In a bizarre legal statement filed in the U.S. District Court in California last month, a lawyer filed suit against Apple claiming that its iPod suffered from faulty design and as a result, caused hearing loss. The case stems from the fact that the European Union, aware that its citizens are stupid, have legislated that Apple restrict its iPod to 100db. Apple was not required to upgrade its North American models as most westerners have long since had a proficiency to use that little dial known in industry circles as the ‘volume switch’. So far, the volume switch has worked well here.
All humour aside, these frivolous lawsuits are not benign. They are costing industry billions upon billions of dollars. The profits of thousands of companies are being siphoned off by money hungry lawyers and a willing public that has no conscionable objections or moral problem taking money that they neither earned or deserve. It is simply another indicator that we are no longer adhering to the principals that made our nations stand out.

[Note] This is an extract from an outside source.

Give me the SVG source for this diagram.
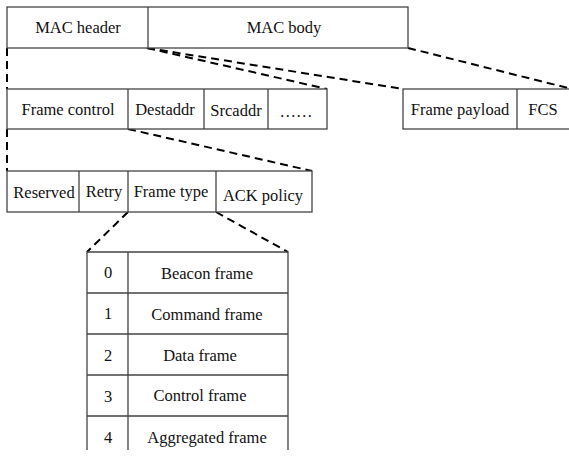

These profits do not simply disappear, either. They are recouped in several ways. The two that affect you and I are a lesser quality product and a more expensive one. From go-karting to paintball, from coffee to iPods, everything is becoming more expensive and it isn’t just because of the rise in the price of crude. It seems that there is no thing too silly for some of our judges to consider in their courtrooms.
What we truly need are people with some scruples, lawyers with at least a minimal amount of character, and fewer radical anti-corporate judges. Were I a judge, I would rebuke this plaintiff until his ears fell off and would then tell him to get out of my courtroom. Some of our judges, however, seem to not have the basic intuitive common sense to see when the courts are being abused and laughed at.
In another lawsuit, Viacom and Kellogg’s are being sued in the U.S. in a class-action lawsuit worth $2 billion. The suit alleges that the advertising of the two defendants is aimed at youngsters during children’s television programming. While sugary cereals perhaps are not the healthiest choice for our children, since when do commercials determine what your or my children eat? My kids see these commercials regularly and they understand that I will only buy the “fun” cereal once in a blue moon. The reason? It isn’t a wise health decision. We stick to the basic grains, such as Cheerios, Rice Krispies, Shredded Wheat, Oatmeal, etc.
I don’t need a court to award me a huge amount of money, I simply practice wise parenting and ensure my children eat properly. Any deficiency in this department is not the fault of Kellogg’s, it is the fault of the parents who are too tired or too lazy to do what they should know is proper. If their children are able to pressure them because of television programming, then there is a much bigger problem here than commercials.
If we don’t start to have judges who can discern these simple precepts and who will stand up and admonish these plaintiffs, we will continue to pay more for pretty much everything, and a few gullible people and slick lawyers will be wallowing in our money.